Mansour is a member of the Amal Movement, a Shi’ite party allied to Hezbollah.
NBC News Tuesday cited senior U.S. officials as saying missile strikes in response to the chemical attack could begin as soon as Thursday, although State Department spokeswoman Marie Harf said that President Obama had not yet made a decision.
“I would underscore that, I would bold it and underline it and highlight it for all of you today: He has not made a decision yet,” she told a briefing at the State Department.
Harf also stressed that any action taken would be in response to the chemical weapons use, and not be designed to topple Assad. “We are not contemplating any action aimed at regime change.”
Syria and its Shi’ite allies Hezbollah and Iran – including its “moderate” new president, Hasan Rouhani – have long charged that “the Zionists” are in cahoots with rebels trying to overthrow Assad – even though many of those rebels are radical Sunni jihadists who loathe Israel.
As the U.S. and European allies mull a response to the chemical attack, which they say was carried out by the regime, the anti-Israel rhetoric has picked up.
Syrian Foreign Minister Walid al-Muallem told a press conference in Damascus on Tuesday that any military strike by the U.S. and its allies would be firstly in the interests of Israel, and secondly in the service of the al-Nusra Front, an al-Qaeda affiliate among the anti-Assad rebels.
Muallem said Syria had capabilities that would "surprise" the world, and warned that any military action against it would serve the interests of Israel and al-Qaida
Muallem warned that Syria had capabilities that would “surprise” the world.
He said the Syrian government has doubted from the outset the U.S. intentions with regard to convening an international conference on ending the conflict.
“We told our Russian friends, we trust you but we do not trust the U.S.A. because it does not want a political solution and the reason is clear which is that Israel does not want this solution, but rather it wants the continuation of violence and terrorism.”
Muallem also used the opportunity to deny again that the regime was behind the chemical attack, stating that “no country in the world would use chemical weapons against its own people.”
Decades of enmity
Israel and Syria have effectively been at war since Israel attained statehood 65 years ago, fighting full-blown wars in 1948, 1967 – when Israel captured the Golan Heights – and 1973 as well as a proxy conflict in Lebanon during the civil war there and in the years since.
The Assad regime, both under Bashar and his father Hafez, sponsored Palestinian and Hezbollah terrorism against Israel.
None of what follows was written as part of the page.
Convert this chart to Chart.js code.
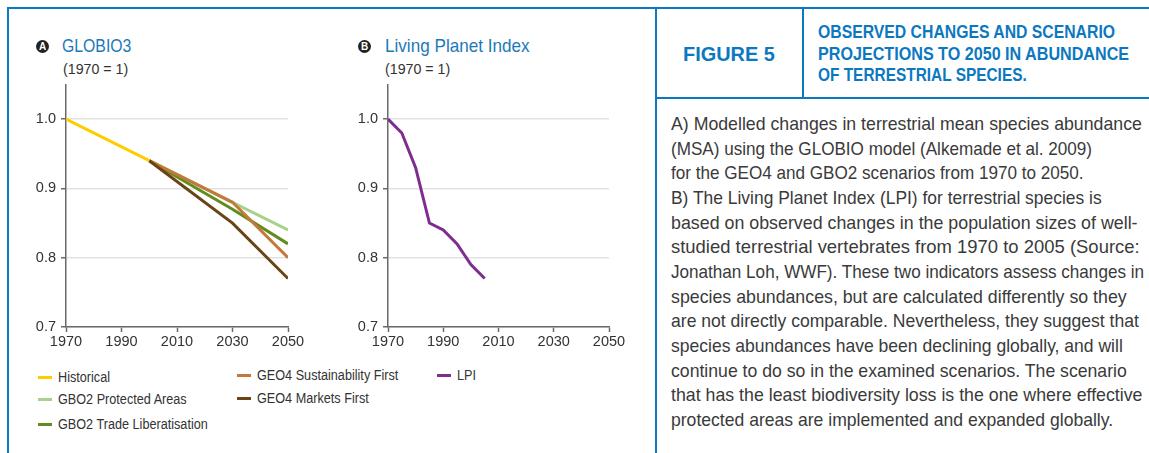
<!DOCTYPE html>
<html>
<head>
<meta charset="utf-8">
<script src="https://cdn.jsdelivr.net/npm/chart.js@4/dist/chart.umd.min.js"></script>
<style>
  body { margin: 0; width: 1149px; height: 453px; background: #fff; position: relative; overflow: hidden;
    font-family: "Liberation Sans", Arial, sans-serif; color: #333; }
  .abs { position: absolute; }
  .fit { white-space: nowrap; transform-origin: 0 0; }
  .badge { position: absolute; width: 13px; height: 13px; border-radius: 50%; background: #222; color: #fff;
    font: bold 10px "Liberation Sans", Arial, sans-serif; text-align: center; line-height: 13px; }
  .ptitle { position: absolute; color: #1b7ab8; font-size: 19px; line-height: 20px; }
  .unit { position: absolute; font-size: 14px; color: #333; }
  .legend-item { position: absolute; font-size: 14px; color: #333; line-height: 16px; }
  .legend-item i { position: absolute; left: 0; top: 7px; width: 14px; height: 3px; }
  .legend-item span { position: absolute; left: 20px; top: 0; }
  .border { position: absolute; background: #0b78c0; }
  #figno { position: absolute; left: 656px; top: 9px; width: 147px; height: 89px; color: #0b78c0; font-weight: bold; font-size: 21px; }
  #figno span { position: absolute; left: 27px; top: 33px; }
  #figtitle div { position: absolute; left: 818px; color: #0b78c0; font-weight: bold; font-size: 18px; line-height: 21px; }
  #caption div { position: absolute; left: 671px; font-size: 19px; line-height: 24px; color: #3a3a3a; }
</style>
</head>
<body>

<!-- frame lines -->
<div class="border" style="left:8px;top:7px;width:1141px;height:2px"></div>
<div class="border" style="left:7px;top:7px;width:2px;height:446px"></div>
<div class="border" style="left:655px;top:7px;width:2px;height:446px"></div>
<div class="border" style="left:802px;top:7px;width:2px;height:91px"></div>
<div class="border" style="left:656px;top:97px;width:493px;height:2px"></div>

<div class="badge" style="left:36px;top:40px">A</div>
<div class="ptitle fit" data-w="69" style="left:62px;top:36px">GLOBIO3</div>
<div class="unit fit" data-w="65" style="left:63px;top:61px">(1970 = 1)</div>

<div class="badge" style="left:358px;top:40px">B</div>
<div class="ptitle fit" data-w="145" style="left:385px;top:36px">Living Planet Index</div>
<div class="unit fit" data-w="65" style="left:385px;top:61px">(1970 = 1)</div>

<div class="abs" style="left:20px;top:80px;width:290px;height:272px"><canvas id="chart-globio"></canvas></div>
<div class="abs" style="left:342px;top:80px;width:289px;height:272px"><canvas id="chart-lpi"></canvas></div>

<div id="legend"></div>

<div id="figno"><span class="fit" data-w="92">FIGURE 5</span></div>
<div id="figtitle"></div>
<div id="caption"></div>

<script>
// Values (index, 1970 = 1).
const xTicks = [1970, 1990, 2010, 2030, 2050];
const yTicks = [0.7, 0.8, 0.9, 1.0];

const historicalYears = [1970, 2000];
const historical = [1.0, 0.94];

const scenarioYears = [2000, 2030, 2050];
const gbo2ProtectedAreas = [0.94, 0.88, 0.84];
const gbo2TradeLiberalisation = [0.94, 0.87, 0.82];
const geo4SustainabilityFirst = [0.94, 0.88, 0.80];
const geo4MarketsFirst = [0.94, 0.85, 0.77];

const lpiYears = [1970, 1975, 1980, 1985, 1990, 1995, 2000, 2005];
const lpi = [1.0, 0.98, 0.93, 0.85, 0.84, 0.82, 0.79, 0.77];

const titleLines = [
  "OBSERVED CHANGES AND SCENARIO",
  "PROJECTIONS TO 2050 IN ABUNDANCE",
  "OF TERRESTRIAL SPECIES.",
];
// Printed width of each title line, px.
const titleWidths = [297, 311, 209];

const captionLines = [
  "A) Modelled changes in terrestrial mean species abundance",
  "(MSA) using the GLOBIO model (Alkemade et al. 2009)",
  "for the GEO4 and GBO2 scenarios from 1970 to 2050.",
  "B) The Living Planet Index (LPI) for terrestrial species is",
  "based on observed changes in the population sizes of well-",
  "studied terrestrial vertebrates from 1970 to 2005 (Source:",
  "Jonathan Loh, WWF). These two indicators assess changes in",
  "species abundances, but are calculated differently so they",
  "are not directly comparable. Nevertheless, they suggest that",
  "species abundances have been declining globally, and will",
  "continue to do so in the examined scenarios. The scenario",
  "that has the least biodiversity loss is the one where effective",
  "protected areas are implemented and expanded globally.",
];
const captionWidths = [471, 392, 387, 431, 467, 469, 471, 456, 468, 452, 456, 471, 442];

const colors = {
  historical: "#ffcc00",
  protected: "#a9d18e",
  trade: "#638c1f",
  sustain: "#c27a3a",
  markets: "#6b4416",
  lpi: "#7e2c90",
};

function addLines(parent, lines, widths, top, step, minScale) {
  lines.forEach((text, i) => {
    const d = document.createElement("div");
    d.className = "fit";
    d.dataset.w = widths[i];
    if (minScale) d.dataset.min = minScale;
    d.style.top = (top + i * step) + "px";
    d.textContent = text;
    parent.appendChild(d);
  });
}
addLines(document.getElementById("figtitle"), titleLines, titleWidths, 22, 21.5);
addLines(document.getElementById("caption"), captionLines, captionWidths, 112, 24.67, 0.9);

const FONT = "'Liberation Sans', Arial, sans-serif";
const pts = (xs, ys) => xs.map((x, i) => ({ x, y: ys[i] }));

function line(label, data, color, order) {
  return { label, data, borderColor: color, backgroundColor: color, borderWidth: 3,
    pointRadius: 0, tension: 0, fill: false, order, borderCapStyle: "butt" };
}

function options() {
  const tickFont = { family: FONT, size: 14.5 };
  return {
    responsive: true,
    maintainAspectRatio: false,
    animation: false,
    layout: { padding: { top: 4.5, right: 22, left: 0, bottom: 0 } },
    plugins: { legend: { display: false }, tooltip: { enabled: false } },
    scales: {
      x: {
        type: "linear", min: xTicks[0], max: xTicks[xTicks.length - 1],
        afterBuildTicks: (s) => { s.ticks = xTicks.map((value) => ({ value })); },
        afterFit: (s) => { s.height = 25; s.paddingLeft = 0; s.paddingRight = 0; },
        border: { color: "#6a6a6a", width: 1.5 },
        grid: { drawOnChartArea: false, drawTicks: true, tickLength: 5, tickColor: "#6a6a6a", tickWidth: 1.5 },
        ticks: { color: "#333", font: tickFont, padding: 1, maxRotation: 0, callback: (v) => String(v) },
      },
      y: {
        min: 0.7, max: 1.05,
        afterBuildTicks: (s) => { s.ticks = yTicks.map((value) => ({ value })); },
        afterFit: (s) => { s.width = 46; s.paddingTop = 0; s.paddingBottom = 0; },
        border: { color: "#6a6a6a", width: 1.5 },
        grid: { color: "#e2e2e2", lineWidth: 1.5, drawTicks: true, tickLength: 5, tickColor: "#6a6a6a", tickWidth: 1.5 },
        ticks: { color: "#333", font: tickFont, padding: 5, callback: (v) => v.toFixed(1) },
      },
    },
  };
}

// Lower `order` draws on top: light green sits under the other scenarios.
new Chart(document.getElementById("chart-globio"), {
  type: "line",
  data: {
    datasets: [
      line("Historical", pts(historicalYears, historical), colors.historical, 1),
      line("GBO2 Protected Areas", pts(scenarioYears, gbo2ProtectedAreas), colors.protected, 5),
      line("GBO2 Trade Liberalisation", pts(scenarioYears, gbo2TradeLiberalisation), colors.trade, 4),
      line("GEO4 Sustainability First", pts(scenarioYears, geo4SustainabilityFirst), colors.sustain, 3),
      line("GEO4 Markets First", pts(scenarioYears, geo4MarketsFirst), colors.markets, 2),
    ],
  },
  options: options(),
});

new Chart(document.getElementById("chart-lpi"), {
  type: "line",
  data: { datasets: [line("LPI", pts(lpiYears, lpi), colors.lpi, 1)] },
  options: options(),
});

// Legend laid out in three columns under the two panels.
const legendItems = [
  ["Historical", colors.historical, 38, 369],
  ["GBO2 Protected Areas", colors.protected, 38, 391],
  ["GBO2 Trade Liberatisation", colors.trade, 38, 416],
  ["GEO4 Sustainability First", colors.sustain, 237, 367],
  ["GEO4 Markets First", colors.markets, 237, 390],
  ["LPI", colors.lpi, 437, 367],
];
const legend = document.getElementById("legend");
for (const [label, color, x, y] of legendItems) {
  const el = document.createElement("div");
  el.className = "legend-item";
  el.style.left = x + "px";
  el.style.top = y + "px";
  el.innerHTML = `<i style="background:${color}"></i><span class="fit">${label}</span>`;
  legend.appendChild(el);
}

// The print face is a condensed grotesque; squeeze the installed sans to the
// widths measured on the reference. Caption lines are not squeezed past 0.9 so
// the glyphs stay even from line to line.
for (const el of document.querySelectorAll(".fit[data-w]")) {
  let s = el.dataset.w / el.scrollWidth;
  if (el.dataset.min) s = Math.max(s, +el.dataset.min);
  el.style.transform = `scaleX(${s})`;
}
// Legend labels share one squeeze, taken from the longest label (150px wide).
const probe = [...legend.querySelectorAll("span")][2];
const k = 150 / probe.scrollWidth;
for (const s of legend.querySelectorAll("span")) s.style.transform = `scaleX(${k})`;
</script>
</body>
</html>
Israel did not initially intervene in the Syrian civil war that erupted in March 2011, but after a mortar shell fired from Syria landed near an Israeli army post on the Golan Heights last November Israel fired warning shots in reply, reportedly the first time that had happened since the 1973 Yom Kippur War.
This year Israel launched limited airstrikes on targets inside Syria on several occasions, reportedly aimed at Hezbollah-bound weapons shipments. Although Assad threatened to retaliate each time, he did not do so.
Israel has faced the threat of missiles from Hezbollah for many years, and during a war in the summer of 2006 the Lebanese group fired thousands of rockets deep into Israeli territory.
Still, a missile attack from Syria would be the first time Israel is attacked by a sovereign state in that manner since the 1991 Gulf War, when Iraqi leader Saddam Hussein fired 39 Scud missiles at Israeli population centers even though Israel was not a party to the conflict. Saddam had threatened to use chemical weapons against Israel, but in the event the warheads were conventional.
At the behest of Washington, Israel on that occasion did not retaliate. The George H.W. Bush administration had painstakingly built a coalition of Arab and European states in response to Saddam’s occupation of Kuwait and was concerned that any Israeli action would fracture it.
Ironically, the country the U.S. was arguably most concerned about keeping in the anti-Saddam coalition in 1991, was Syria.